Modern RPGs suffer from procedural design. You must do A then B then C. Some of them even let you do A then B1 or B2 or B3 in any order then C! Some of this likely stems from video game writers largely having backgrounds in writing traditional books.

Contrast this with goal-oriented design such that the only thing that matters is the goal and how you get to that goal is a separate matter. This is something you’d see primarily in older games. If you drop a random person with no formal background in writing(or designing) linear stories into gamedev they probably are more likely to come up with something similar to this as it’s a more natural fit for video games.

Despite all the grousing in the RPG thread, none of them actually provide any example of a CRPG that actually provides player choice. They bring up Morrowind and Divinity:OS2, but I think even those have a narrative throughline and a set of tasks you have to accomplish in a certain order to complete the games.
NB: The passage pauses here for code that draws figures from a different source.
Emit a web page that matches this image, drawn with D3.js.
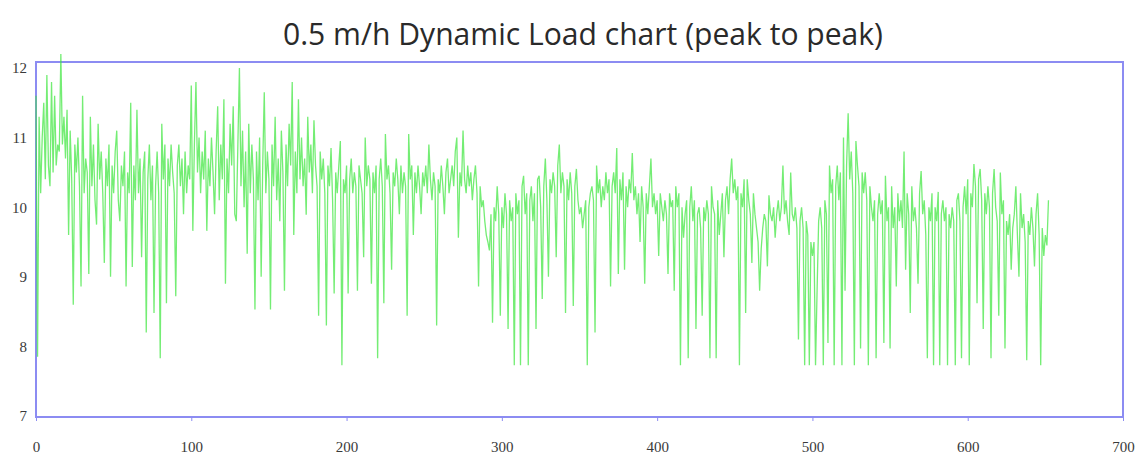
<!DOCTYPE html>
<html>
<head>
<meta charset="utf-8">
<script src="https://cdn.jsdelivr.net/npm/d3@7"></script>
<style>
  html, body { margin: 0; padding: 0; background: #ffffff; }
  svg { display: block; }
</style>
</head>
<body>
<svg id="chart" width="1140" height="460"></svg>
<script>
// Peak-to-peak dynamic load readings, one sample per step, in blocks of 100 samples.
const load000 = [
  11.6, 7.85, 11.3, 10.2, 11.0, 11.5, 10.4, 11.9, 10.6, 10.3,
  11.8, 10.5, 11.6, 10.6, 10.9, 10.8, 12.2, 10.9, 11.3, 10.7,
  11.4, 9.6, 11.1, 10.4, 8.6, 10.9, 10.5, 11.0, 10.3, 8.86,
  11.6, 10.2, 10.7, 10.5, 9.04, 11.3, 10.3, 10.9, 10.1, 9.75,
  11.2, 10.4, 10.8, 10.2, 9.2, 10.7, 10.3, 10.9, 9.0, 10.6,
  10.2, 10.8, 11.1, 10.1, 9.8, 10.6, 10.3, 10.8, 8.86, 10.5,
  10.2, 11.5, 9.14, 10.6, 10.1, 11.4, 10.2, 10.7, 9.28, 10.5,
  10.8, 8.2, 10.4, 10.9, 10.1, 10.6, 8.48, 10.3, 10.8, 10.2,
  7.83, 11.2, 10.4, 10.9, 8.62, 10.7, 10.3, 10.9, 10.5, 10.2,
  8.72, 10.6, 10.9, 10.3, 10.7, 9.9, 10.8, 10.2, 10.6, 10.4
];
const load100 = [
  11.75, 9.66, 10.9, 11.8, 10.5, 11.0, 10.2, 10.8, 10.4, 11.1,
  9.66, 10.7, 10.3, 11.0, 10.5, 9.9, 10.8, 11.45, 10.1, 10.9,
  10.4, 11.55, 8.9, 10.7, 10.2, 11.2, 10.6, 11.45, 9.9, 9.8,
  10.9, 12.0, 10.3, 11.1, 10.0, 10.8, 9.33, 11.2, 10.2, 10.9,
  10.4, 8.53, 10.8, 10.1, 11.0, 9.0, 10.6, 11.65, 10.2, 10.8,
  10.4, 8.53, 10.9, 10.3, 11.3, 10.1, 10.7, 9.8, 11.1, 10.5,
  8.8, 10.9, 10.3, 11.2, 10.6, 11.8, 9.6, 10.8, 10.2, 11.55,
  10.4, 11.0, 10.3, 10.7, 9.89, 11.3, 10.5, 10.9, 10.2, 11.25,
  10.6, 10.3, 8.44, 10.8, 10.4, 10.7, 10.2, 8.3, 10.6, 10.3,
  10.85, 10.1, 8.76, 10.5, 10.2, 10.6, 10.95, 7.73, 10.4, 10.2
];
const load200 = [
  10.6, 8.76, 10.4, 10.7, 10.2, 10.5, 10.3, 8.8, 10.6, 10.4,
  10.2, 9.28, 11.0, 10.3, 10.6, 10.4, 8.9, 10.5, 10.2, 10.6,
  7.83, 10.4, 10.7, 10.3, 8.62, 11.05, 10.4, 10.6, 10.2, 9.1,
  10.5, 10.3, 10.7, 10.4, 9.9, 10.6, 10.2, 10.5, 10.3, 8.44,
  11.05, 10.4, 10.6, 9.6, 10.5, 10.2, 10.6, 10.3, 9.9, 10.5,
  10.3, 10.6, 10.2, 10.9, 10.4, 10.1, 10.5, 10.3, 8.3, 10.4,
  10.2, 10.6, 10.3, 9.9, 10.5, 10.7, 10.2, 10.4, 10.6, 10.3,
  10.8, 11.0, 9.56, 10.5, 10.3, 11.1, 10.4, 10.2, 10.6, 10.3,
  10.5, 10.1, 10.4, 10.6, 10.2, 8.86, 10.3, 10.0, 10.1, 9.8,
  9.6, 9.5, 9.38, 9.9, 8.34, 10.0, 9.8, 10.3, 9.9, 8.44
];
const load300 = [
  10.0, 9.7, 10.2, 9.9, 8.25, 10.1, 9.8, 10.0, 7.73, 10.2,
  9.9, 10.1, 7.73, 10.3, 10.45, 9.9, 10.2, 7.73, 10.1, 10.3,
  9.8, 10.2, 8.25, 10.4, 10.45, 10.0, 8.68, 10.3, 10.7, 10.1,
  9.0, 10.4, 10.2, 10.5, 10.3, 9.28, 10.6, 10.9, 10.2, 10.5,
  10.3, 8.48, 10.4, 10.1, 10.5, 10.2, 8.58, 10.3, 10.55, 10.1,
  9.9, 10.0, 9.7, 9.9, 10.1, 7.73, 10.0, 10.2, 10.3, 10.1,
  8.2, 10.6, 10.2, 10.4, 10.0, 10.3, 10.1, 10.5, 10.2, 10.4,
  8.86, 10.3, 10.5, 10.2, 10.85, 9.04, 10.4, 10.1, 10.5, 9.1,
  10.3, 10.0, 10.4, 10.2, 10.78, 10.1, 10.3, 9.9, 10.2, 9.5,
  10.3, 10.0, 8.9, 10.2, 9.9, 10.3, 10.7, 10.0, 10.2, 9.9
];
const load400 = [
  10.1, 9.3, 10.2, 10.0, 9.8, 10.1, 9.9, 9.04, 10.2, 10.0,
  10.1, 8.8, 10.3, 10.0, 10.2, 7.73, 10.0, 9.56, 9.9, 10.1,
  7.83, 10.0, 10.3, 9.8, 10.1, 8.25, 9.9, 10.0, 9.7, 8.44,
  10.0, 9.8, 10.1, 9.9, 7.83, 10.3, 10.0, 9.9, 7.83, 10.1,
  9.6, 9.9, 10.2, 9.28, 10.1, 10.3, 9.9, 10.4, 10.7, 10.2,
  10.4, 10.1, 10.3, 7.73, 10.2, 10.0, 10.4, 8.48, 10.4, 10.1,
  9.9, 9.2, 10.2, 9.9, 9.7, 9.5, 8.8, 9.4, 9.7, 9.9,
  9.8, 9.15, 10.17, 9.9, 9.8, 10.0, 9.56, 9.9, 10.1, 9.8,
  10.0, 10.6, 9.9, 10.1, 9.8, 9.6, 10.5, 9.9, 9.8, 10.0,
  9.7, 8.1, 9.8, 10.0, 9.7, 7.73, 9.8, 9.6, 7.73, 9.5
];
const load500 = [
  9.3, 9.5, 7.73, 8.8, 9.8, 10.0, 9.7, 7.73, 10.1, 9.9,
  8.05, 10.6, 10.2, 10.4, 7.73, 10.3, 10.6, 10.1, 10.5, 7.73,
  11.0, 8.8, 10.6, 11.35, 10.4, 10.8, 10.2, 7.73, 10.95, 10.6,
  10.3, 7.97, 10.5, 10.2, 10.5, 10.1, 7.73, 10.3, 10.0, 9.8,
  10.1, 7.83, 9.9, 10.2, 9.9, 10.1, 8.05, 10.45, 9.8, 10.0,
  7.97, 10.3, 9.7, 10.0, 8.86, 10.2, 9.8, 10.1, 9.7, 10.8,
  9.1, 10.2, 9.9, 8.48, 10.3, 9.8, 10.0, 9.7, 8.9, 10.2,
  10.52, 9.9, 10.1, 9.6, 7.83, 10.0, 9.8, 10.2, 7.73, 10.0,
  9.8, 10.22, 7.73, 9.9, 10.1, 9.8, 10.0, 7.73, 9.9, 9.7,
  10.0, 9.8, 7.73, 10.1, 10.2, 9.8, 7.83, 10.0, 10.3, 9.9
];
const load600 = [
  10.4, 7.73, 10.2, 10.0, 10.62, 10.3, 8.62, 10.4, 10.55, 10.1,
  8.25, 10.2, 9.9, 10.3, 10.0, 7.83, 10.2, 10.55, 10.0, 9.8,
  8.44, 10.5, 9.9, 10.1, 7.97, 9.8, 9.6, 9.9, 9.1, 9.7,
  9.9, 10.3, 9.6, 9.0, 10.2, 9.7, 9.9, 9.5, 7.8, 9.8,
  9.6, 10.0, 9.7, 9.15, 9.9, 10.2, 9.6, 7.73, 9.7, 9.3,
  9.6, 9.45, 10.1
];

const loadValues = [].concat(load000, load100, load200, load300, load400, load500, load600);

// Axis ticks
const xTicks = [0, 100, 200, 300, 400, 500, 600, 700];
const yTicks = [7, 8, 9, 10, 11, 12];

const titleText = "0.5 m/h Dynamic Load chart (peak to peak)";

const svg = d3.select("#chart");

const frame = { left: 36, right: 1123, top: 62, bottom: 417 };

const x = d3.scaleLinear().domain([0, 700]).range([frame.left, frame.right]);
const y = d3.scaleLinear().domain([7, 12]).range([416, 68]);

// Title
svg.append("text")
  .attr("x", 583)
  .attr("y", 45)
  .attr("text-anchor", "middle")
  .attr("font-family", "'Open Sans', 'Noto Sans', sans-serif")
  .attr("font-size", 31)
  .attr("fill", "#2a2a2a")
  .attr("textLength", 600)
  .attr("lengthAdjust", "spacingAndGlyphs")
  .text(titleText);

// Plot frame
svg.append("rect")
  .attr("x", frame.left)
  .attr("y", frame.top)
  .attr("width", frame.right - frame.left)
  .attr("height", frame.bottom - frame.top)
  .attr("fill", "none")
  .attr("stroke", "#8c8cf2")
  .attr("stroke-width", 2);

// Load trace
const line = d3.line()
  .x((d, i) => x(i))
  .y(d => y(d));

svg.append("path")
  .datum(loadValues)
  .attr("d", line)
  .attr("fill", "none")
  .attr("stroke", "#3fe63f")
  .attr("stroke-opacity", 0.72)
  .attr("stroke-width", 1.3)
  .attr("stroke-linejoin", "miter");

// X axis
const xAxis = d3.axisBottom(x)
  .tickValues(xTicks)
  .tickSize(4)
  .tickPadding(20)
  .tickFormat(d3.format("d"));

const gx = svg.append("g")
  .attr("transform", `translate(0,${frame.bottom})`)
  .call(xAxis);
gx.select(".domain").remove();
gx.selectAll(".tick line").attr("stroke", "#8c8cf2");
gx.selectAll(".tick text")
  .attr("font-family", "'Liberation Serif', 'DejaVu Serif', serif")
  .attr("font-size", 15)
  .attr("fill", "#3a3a3a");

// Y axis
const yAxis = d3.axisLeft(y)
  .tickValues(yTicks)
  .tickSize(0)
  .tickPadding(9)
  .tickFormat(d3.format("d"));

const gy = svg.append("g")
  .attr("transform", `translate(${frame.left},0)`)
  .call(yAxis);
gy.select(".domain").remove();
gy.selectAll(".tick text")
  .attr("font-family", "'Liberation Serif', 'DejaVu Serif', serif")
  .attr("font-size", 15)
  .attr("fill", "#3a3a3a");
</script>
</body>
</html>
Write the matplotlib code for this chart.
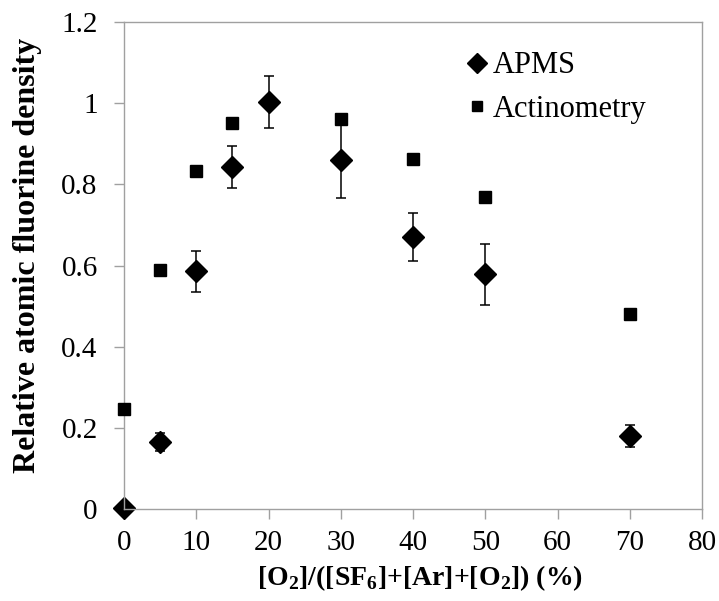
import matplotlib.pyplot as plt
from matplotlib.lines import Line2D

o2_apms = [0, 5, 10, 15, 20, 30, 40, 50, 70]
apms = [0.003, 0.166, 0.586, 0.843, 1.003, 0.860, 0.671, 0.579, 0.179]
apms_err = [0.0, 0.022, 0.05, 0.051, 0.064, 0.093, 0.059, 0.075, 0.027]

o2_act = [0, 5, 10, 15, 30, 40, 50, 70]
actino = [0.246, 0.588, 0.833, 0.951, 0.961, 0.862, 0.770, 0.481]

x_ticks = [0, 10, 20, 30, 40, 50, 60, 70, 80]
y_ticks = [0, 0.2, 0.4, 0.6, 0.8, 1, 1.2]
y_labels = ['0', '0.2', '0.4', '0.6', '0.8', '1', '1.2']

plt.rcParams['font.family'] = ['Liberation Serif', 'DejaVu Serif']
plt.rcParams['mathtext.fontset'] = 'custom'
plt.rcParams['mathtext.rm'] = 'Liberation Serif'
plt.rcParams['mathtext.bf'] = 'Liberation Serif:bold'

fig = plt.figure(figsize=(7.19, 6.01), dpi=100)
ax = fig.add_axes([0.1725, 0.1531, 0.804, 0.810])

ax.errorbar(o2_apms, apms, yerr=apms_err, fmt='D', color='black', ms=11.5,
            ecolor='black', elinewidth=1.1, capsize=3.5, capthick=1.1,
            zorder=2, clip_on=False)
ax.plot(o2_act, actino, 's', color='black', ms=9, zorder=3, clip_on=False)

ax.set_xlim(0, 80)
ax.set_ylim(0, 1.2)
ax.set_xticks(x_ticks)
ax.set_yticks(y_ticks)
ax.set_yticklabels(y_labels)

for side in ['left', 'bottom', 'top', 'right']:
    ax.spines[side].set_color('#a0a0a0')
    ax.spines[side].set_linewidth(1.0)
ax.tick_params(direction='out', length=7, width=1.0, color='#a0a0a0',
               labelsize=21, labelcolor='black')
ax.tick_params(axis='y', pad=12)
ax.tick_params(axis='x', pad=8)

ax.set_xlabel(r'[O$_\mathbf{2}$]/([SF$_\mathbf{6}$]+[Ar]+[O$_\mathbf{2}$]) (%)',
              fontsize=20, fontweight='bold')
ax.xaxis.set_label_coords(0.512, -0.112)
ax.set_ylabel('Relative atomic fluorine density', fontsize=23,
              fontweight='bold')
ax.yaxis.set_label_coords(-0.142, 0.52)

handles = [
    Line2D([], [], marker='D', color='black', ls='none', ms=10),
    Line2D([], [], marker='s', color='black', ls='none', ms=7.5),
]
ax.legend(handles, ['APMS', 'Actinometry'], loc='upper left',
          bbox_to_anchor=(0.57, 0.965), borderaxespad=0, frameon=False,
          fontsize=22, handletextpad=0.12, handlelength=0.75,
          labelspacing=0.47)

fig.savefig('out.png', dpi=100)
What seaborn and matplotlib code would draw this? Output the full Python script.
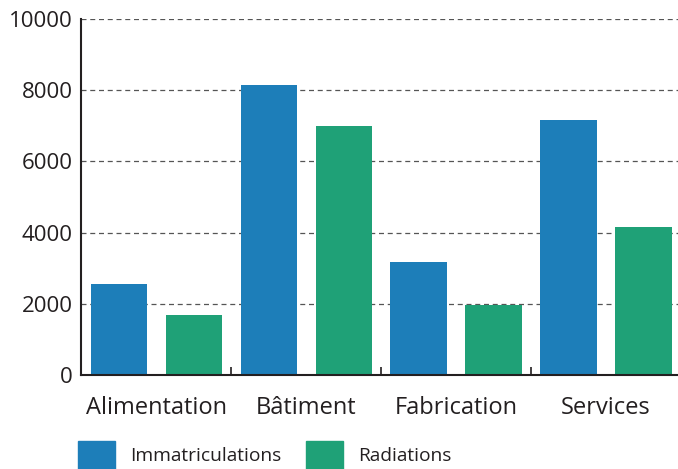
import pandas as pd
import seaborn as sns
import matplotlib.pyplot as plt
from matplotlib.ticker import FixedLocator

categories = ['Alimentation', 'Bâtiment', 'Fabrication', 'Services']
immatriculations = [2550, 8150, 3170, 7150]
radiations = [1680, 7000, 1960, 4150]
series = ['Immatriculations', 'Radiations']
colors = ['#1d7eb9', '#1fa177']

df = pd.DataFrame({
    'secteur': categories * 2,
    'serie': [series[0]] * 4 + [series[1]] * 4,
    'valeur': immatriculations + radiations,
})

sns.set_style('white')
plt.rcParams['font.family'] = ['Open Sans', 'DejaVu Sans']

fig = plt.figure(figsize=(6.78, 4.69), dpi=100)
ax = fig.add_axes([0.1195, 0.2004, 0.8805, 0.7591])

sns.barplot(data=df, x='secteur', y='valeur', hue='serie', palette=colors,
            width=1.0, gap=0.253, saturation=1, linewidth=0, ax=ax, legend=False)

ax.set_xlim(-0.5, 3.48)
ax.set_ylim(0, 10000)
ax.set_yticks([0, 2000, 4000, 6000, 8000, 10000])
ax.tick_params(axis='y', length=0, pad=6, labelsize=16, colors='#231f20')
ax.tick_params(axis='x', which='major', length=0, pad=15, labelsize=17, colors='#231f20')
ax.xaxis.set_minor_locator(FixedLocator([0.5, 1.5, 2.5, 3.5]))
ax.tick_params(axis='x', which='minor', bottom=True, direction='in', length=6,
               width=1.2, color='#231f20')
ax.set_xlabel('')
ax.set_ylabel('')

ax.grid(axis='y', linestyle=(0, (4, 3)), color='#555555', linewidth=0.9)
ax.set_axisbelow(True)
for s in ['top', 'right']:
    ax.spines[s].set_visible(False)
for s in ['left', 'bottom']:
    ax.spines[s].set_color('#231f20')
    ax.spines[s].set_linewidth(1.5)

handles = [plt.Rectangle((0, 0), 1, 1, color=c) for c in colors]
fig.legend(handles, series, loc='lower left', bbox_to_anchor=(0.115, 0.0),
           ncol=2, frameon=False, fontsize=13.75, handlelength=1.94, handleheight=1.9,
           handletextpad=0.78, columnspacing=1.3, borderpad=0, borderaxespad=0,
           labelcolor='#231f20')

fig.savefig('out.png', dpi=100)
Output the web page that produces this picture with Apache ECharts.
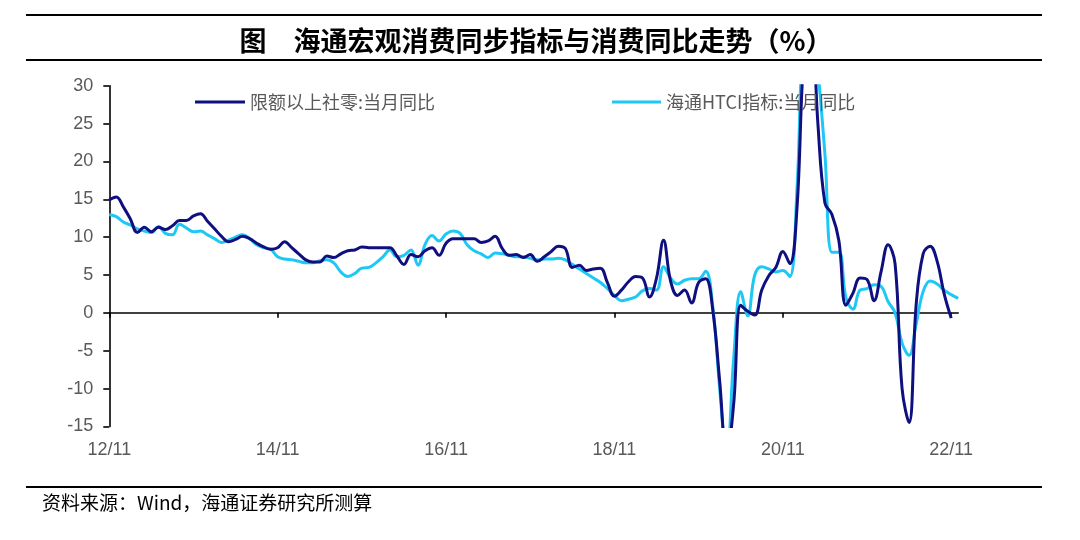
<!DOCTYPE html>
<html>
<head>
<meta charset="utf-8">
<script src="https://cdn.jsdelivr.net/npm/echarts@6/dist/echarts.min.js"></script>
<style>
html,body{margin:0;padding:0;background:#fff;}
#c{width:1080px;height:540px;}
</style>
</head>
<body>
<div id="c"></div>
<script>
// Monthly categories from 2012-11 to 2022-12 (yy/mm)
const startYear = 2012, startMonth = 11, monthCount = 122;
const months = [];
for (let k = 0; k < monthCount; k++) {
  const m0 = startMonth - 1 + k;
  const y = startYear + Math.floor(m0 / 12);
  const m = (m0 % 12) + 1;
  months.push(String(y).slice(2) + '/' + (m < 10 ? '0' + m : m));
}

const seriesNames = ['限额以上社零:当月同比', '海通HTCI指标:当月同比'];

// 限额以上社零:当月同比 (%)
const retailYoY = [
  14.9, 15.3, 14.0, 12.4, 10.6, 11.3, 10.7, 11.3, 11.0, 11.5,
  12.2, 12.2, 12.8, 13.1, 12.1, 11.1, 10.1, 9.4, 9.7, 10.1,
  9.8, 9.2, 8.7, 8.4, 8.6, 9.4, 8.6, 7.8, 7.0, 6.7,
  6.7, 7.5, 7.3, 7.8, 8.2, 8.3, 8.7, 8.6, 8.6, 8.6,
  8.6, 7.5, 6.4, 7.7, 7.4, 8.2, 8.6, 7.6, 9.2, 9.8,
  9.8, 9.8, 9.8, 9.3, 9.5, 10.1, 8.5, 7.6, 7.7, 7.3,
  7.7, 6.8, 7.4, 8.1, 8.8, 8.5, 6.0, 6.3, 5.6, 5.8,
  5.9, 4.0, 2.2, 3.0, 4.1, 4.8, 4.6, 2.1, 4.6, 9.6,
  4.2, 2.3, 3.0, 1.3, 4.0, 4.5, 0.5, -9, -19, -12,
  1.0, 0.2, -0.3, 3.0, 4.9, 6.0, 8.1, 6.5, 13.5, 34,
  40, 25, 14.5, 13.0, 9.5, 1.0, 2.6, 4.6, 4.4, 1.6,
  5.4, 9.0, 6.5, -10.0, -14.5, 1.0, 7.8, 8.8, 6.8, 2.5,
  -0.7, null
];

// 海通HTCI指标:当月同比 (%)
const htciYoY = [
  13.0, 12.7, 12.0, 11.6, 11.1, 10.8, 10.6, 11.4, 10.5, 10.3,
  11.7, 11.2, 10.7, 10.8, 10.3, 9.8, 9.3, 9.6, 10.0, 10.3,
  9.8, 9.0, 8.6, 8.4, 7.4, 7.1, 7.0, 6.8, 6.6, 6.6,
  6.9, 7.0, 6.6, 5.4, 4.8, 5.2, 5.9, 6.0, 6.6, 7.4,
  8.3, 7.4, 7.6, 8.3, 6.3, 9.0, 10.2, 9.5, 10.4, 10.8,
  10.5, 9.0, 8.2, 7.8, 7.3, 7.9, 7.8, 7.6, 7.4, 7.4,
  7.2, 7.0, 7.1, 7.1, 7.2, 7.0, 6.4, 5.8, 5.2, 4.6,
  4.0, 3.2, 2.3, 1.6, 1.8, 2.1, 2.9, 3.2, 3.0, 6.1,
  4.6, 3.8, 4.3, 4.5, 4.5, 5.5, 1.0, -10, -19, -6,
  2.8, -0.4, 5.0, 6.1, 5.8, 5.4, 5.6, 4.8, 16, 38,
  40, 32, 21, 8.0, 8.0, 2.0, 0.5, 3.0, 3.2, 3.7,
  3.5, 1.5, 0.0, -4.0, -5.6, -1.5, 2.8, 4.2, 3.8, 3.0,
  2.4, 1.9
];

const yMin = -15, yMax = 30, yStep = 5;
const labelEvery = 24;

const chart = echarts.init(document.getElementById('c'), null, {renderer: 'canvas'});
const gray = '#595959';
const cjk = '"Noto Sans CJK SC", "Liberation Sans", sans-serif';
const latin = '"Liberation Sans", Arial, sans-serif';

chart.setOption({
  backgroundColor: '#ffffff',
  animation: false,
  title: {
    text: '图　海通宏观消费同步指标与消费同比走势（%）',
    left: 531, top: 22, textAlign: 'center',
    textStyle: {fontFamily: cjk, fontSize: 27, fontWeight: 'bold', color: '#000'}
  },
  legend: [
    {data: [seriesNames[0]], left: 190, top: 88, icon: 'rect', itemWidth: 50, itemHeight: 3, itemGap: 8,
     textStyle: {fontFamily: cjk, fontSize: 18, color: gray}},
    {data: [seriesNames[1]], left: 607, top: 88, icon: 'rect', itemWidth: 49, itemHeight: 3, itemGap: 8,
     textStyle: {fontFamily: cjk, fontSize: 18, color: gray}}
  ],
  grid: {left: 109.3, right: 121.8, top: 85.7, bottom: 113.6, containLabel: false},
  xAxis: [
    {
      type: 'category', data: months, boundaryGap: false,
      axisLine: {onZero: true, lineStyle: {color: '#000', width: 1.6}},
      axisTick: {show: true, interval: labelEvery - 1, length: 5, lineStyle: {color: '#000', width: 1.6}},
      axisLabel: {show: false},
      splitLine: {show: false}
    },
    {
      type: 'category', data: months, boundaryGap: false, position: 'bottom',
      axisLine: {show: false, onZero: false},
      axisTick: {show: false},
      axisLabel: {interval: labelEvery - 1, margin: 15, color: gray, fontFamily: latin, fontSize: 18},
      splitLine: {show: false}
    }
  ],
  yAxis: {
    type: 'value', min: yMin, max: yMax, interval: yStep,
    axisLine: {show: true, lineStyle: {color: '#000', width: 1.6}},
    axisTick: {show: true, length: 6, lineStyle: {color: '#000', width: 1.6}},
    axisLabel: {margin: 16, color: gray, fontFamily: latin, fontSize: 18},
    splitLine: {show: false}
  },
  series: [
    {
      name: seriesNames[0], type: 'line', data: retailYoY, xAxisIndex: 0,
      smooth: 0.4, showSymbol: false, symbol: 'none', connectNulls: false, clip: true,
      lineStyle: {color: '#0F0F80', width: 3}, itemStyle: {color: '#0F0F80'}, z: 3
    },
    {
      name: seriesNames[1], type: 'line', data: htciYoY, xAxisIndex: 0,
      smooth: 0.4, showSymbol: false, symbol: 'none', clip: true,
      lineStyle: {color: '#1EC8F5', width: 3}, itemStyle: {color: '#1EC8F5'}, z: 2
    }
  ],
  graphic: [
    {type: 'line', shape: {x1: 26, y1: 15, x2: 1042, y2: 15}, style: {stroke: '#000', lineWidth: 2.2}},
    {type: 'line', shape: {x1: 26, y1: 60, x2: 1042, y2: 60}, style: {stroke: '#000', lineWidth: 2.2}},
    {type: 'line', shape: {x1: 26, y1: 487, x2: 1042, y2: 487}, style: {stroke: '#000', lineWidth: 2.2}},
    {type: 'text', left: 42, top: 493,
     style: {text: '资料来源：Wind，海通证券研究所测算', fontFamily: cjk, fontSize: 19, fill: '#000'}}
  ]
});
</script>
</body>
</html>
I submit goal-oriented gameplay is nearly impossible in narrative-based games and you have to step sideways to things like Thief or Hitman or Deus Ex to actually get what they’re looking for.

What Disco Elysium offers is a vividly realized world, top-notch writing, well-drawn characters with deep exploration of their sometimes illogical motivations, and an engaging narrative that goes unexpected places, all while involving the player pretty heavily in what’s going on mostly by allowing the player to define how the main character responds to events–by explicitly shaping the growth of that person’s personality. Is the choice in the game illusory? Yeah, but that’s kind of the point. Bioshock did this diegetic illusion-of-choice thing but in a clever but unsubtle way and Davey Wredden explores these themes even more hamfistedly. Disco Elysium suggests that choice is always a bit of an illusion and then literally maps out the contours of that illusion.

I think for someone who is looking for a visual novel, Disco Elysium isn’t what they’re looking for. That genre is old and well established enough to have conventions, and Disco Elysium doesn’t really hew to any of them. In that sense it’s not useful to describe it as a visual novel.

laughs in roguelike

I’ll have to try Disco Elysium someday, though I admit the muttonchops and word Disco were an effective gatekeeper for me.

It was still a marked improvement on the original game name which sounded like you were at war with the furry community.

And yet the term “visual novel” is still used to apply to a game like YU-NO, which is just a traditional point-and-click adventure from the '90s (including a puzzle that was so infamously hard in the original version that the modern remake added an option to skip it entirely!), albeit with more text, and with explicit sex scenes in the original release. Or the assortment of JRPGs that get called visual novels instead, like Aselia the Eternal. Or how about Galaxy Angel, which has real-time space combat gameplay with dialogue scenes in-between, and doesn’t even have the “it has/had porn” excuse for people to fall back on because it was all-ages from the very start?

For me, it was that every voice I heard somehow managed to be even more annoying than the last.

I haven’t played any of those but my impression was that there are lengthy VN style sequences between more interactive gameplay for at least Aselia, similar to things like Ace Attorney or Zero Escape that I mentioned earlier as hybrids. But if not… shrug. There are still thousands of games in the Fate or Muv-Luv mold that warrant a genre descriptor and visual novel is both the one in common usage and relatively appropriate. And lord knows people constantly misattribute genres to particular games, like people trying to claim Zelda is an RPG.